Editorial: Wilderness fire plan makes sense

Published Mar 5, 2013 at 04:00AM

Century-old photos of the forests near Bend and Sisters show a patchwork of burned and unburned woods, the result of fires that were naturally caused and allowed to burn without human interference.

A century of fire suppression has dramatically changed the picture, however, leaving forests packed with fuel that can make natural fires far more extensive and dangerous.

As forest managers seek to restore the balance, they run into a peculiar problem: Federal law says we should leave designated wilderness areas alone, allowing nature to take its course. But the forests’ current condition is anything but natural, so the natural processes don’t work naturally.

Human interference is needed now to correct for human interference in the past.

That’s the argument for planned prescribed burns in wilderness areas of the Deschutes and Willamette national forests. Despite the apparent conflict in the idea of managing forests in the wilderness, it makes sense.

The U.S. Forest Service has chosen two wilderness areas for prescribed burns, one west of Bend along the Cascade Lakes Highway and another near Scott Mountain, southwest of Sisters along the McKenzie Highway.

The area along the McKenzie is in the Mount Washington Wilderness Area, and the fires could be set as early as this fall. The Cascade Lakes section is in the Three Sisters Wilderness Area, with action likely a year later in fall 2014.
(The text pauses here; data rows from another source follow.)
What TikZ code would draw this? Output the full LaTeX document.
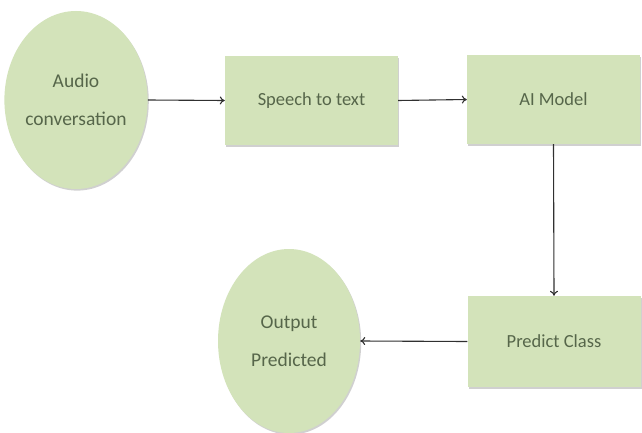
\documentclass[tikz,border=0pt]{standalone}
\usepackage{fontspec}
\setmainfont{Carlito}
\usetikzlibrary{shapes.geometric,arrows.meta,shadows}
\definecolor{boxfill}{HTML}{D3E3BA}
\definecolor{boxtext}{HTML}{56664A}
\definecolor{linegray}{HTML}{303030}
\tikzset{
  softshadow/.style={drop shadow={shadow xshift=1.2pt,shadow yshift=-1.6pt,opacity=0.3,fill=black!60}},
  stagebox/.style={rectangle,draw=none,fill=boxfill,softshadow,
    minimum width=173pt,minimum height=89pt,inner sep=0pt,
    text=boxtext,font=\fontsize{18.5}{22}\selectfont},
  endpoint/.style={ellipse,draw=none,fill=boxfill,softshadow,inner sep=0pt,
    text=boxtext,align=center,font=\fontsize{19.5}{38}\selectfont},
  flow/.style={draw=linegray,line width=1.1pt,-{To[length=5pt,width=8pt]}},
}
\begin{document}
\begin{tikzpicture}[x=1pt,y=-1pt]
  \fill[white] (0,0) rectangle (642,433);
  \useasboundingbox (0,0) rectangle (642,433);

  % input and output stages
  \node[endpoint,minimum width=142pt,minimum height=178pt] (audio) at (76,100) {Audio\\conversation};
  \node[endpoint,minimum width=142pt,minimum height=184pt] (output) at (289,341) {Output\\Predicted};

  % processing steps
  \node[stagebox] (speech) at (311.5,100.5) {Speech to text};
  \node[stagebox] (model) at (553.5,99.5) {AI Model};
  \node[stagebox,minimum height=91pt] (predict) at (554,341.5) {Predict Class};

  % connectors
  \draw[flow] (audio.east) -- (speech.west);
  \draw[flow] (speech.east) -- (model.west);
  \draw[flow] (model.south) -- (predict.north);
  \draw[flow] (predict.west) -- (output.east);
\end{tikzpicture}
\end{document}
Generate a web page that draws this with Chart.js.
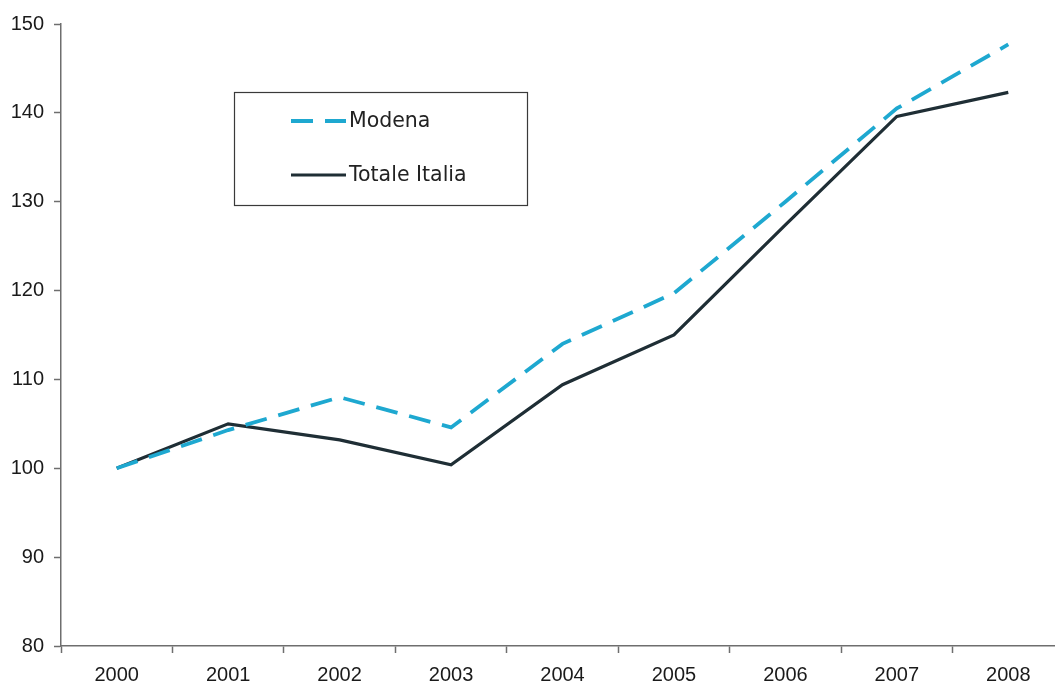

Opposition is coming from environmental groups such as the Blue Mountains Biodiversity Project in Fossil, which says the plan violates the idea of wilderness and that the fires won’t burn the same way as ones that start naturally from lightning.

The Forest Service counters that forests need to be returned to a state where natural fires can be allowed to burn. They say they will start small, a couple of hundred acres at a time, in a process that will take 20 to 30 years to complete.

Extensive wildfires in recent years, in Oregon and other states, testify to the risks of inaction to address the legacy of misguided fire suppression in the past. The Forest Service is on the right track.